The sharp demarkation between the cratered & 'newer' terrain you picked up on, seems to suggest to me that the ice crustal thickness, increases suddenly from south to north, perhaps also an impact consequence?
The neighbouring moon Mimas was nearly destroyed in the collision that created the Herschel Crater, but then Mimas is near enough pure ice, that was brittle. Enceladus being composed with a larger amount of rock, perhaps even differentiated behaved differently, the huge impact scar, filled with cryolava instead, creating this weird surface & dichotomous morphology?
Andrew Brown.
This kind of sharp transition is common with the youthful terrains on Enceladus. Particularly, if you look at the south polar region [
http://ciclops.org/view.php?id=1266 - bottom half of the mosaic] you see a very clear margin between the cratered terrain on Enceladus' anti-Saturn hemisphere, and the nearly crater-free south polar terrain.

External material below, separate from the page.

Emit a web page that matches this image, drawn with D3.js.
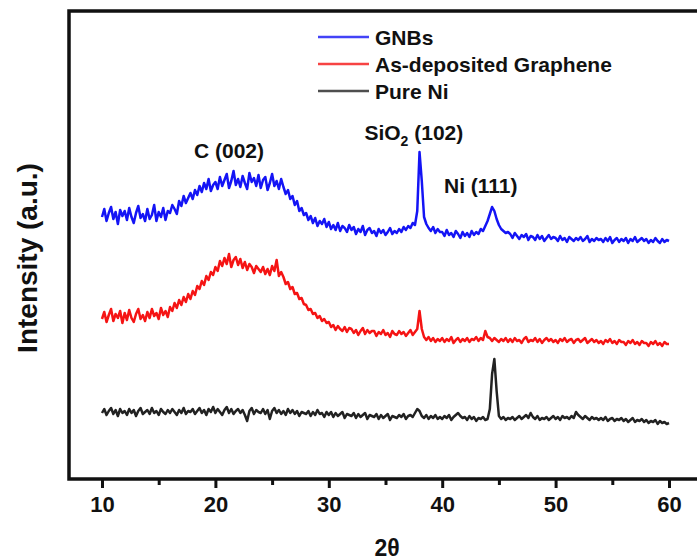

As to what it means in this particular case, that will require further study with the obtained in this encounter, as well as some global scale images acquired late last year [
http://ciclops.org/view.php?id=3861]
This image is very interesting, there appear to be two halves - a less active pock marked surface, and a more active wrinkled surface - with an almost clear division between them.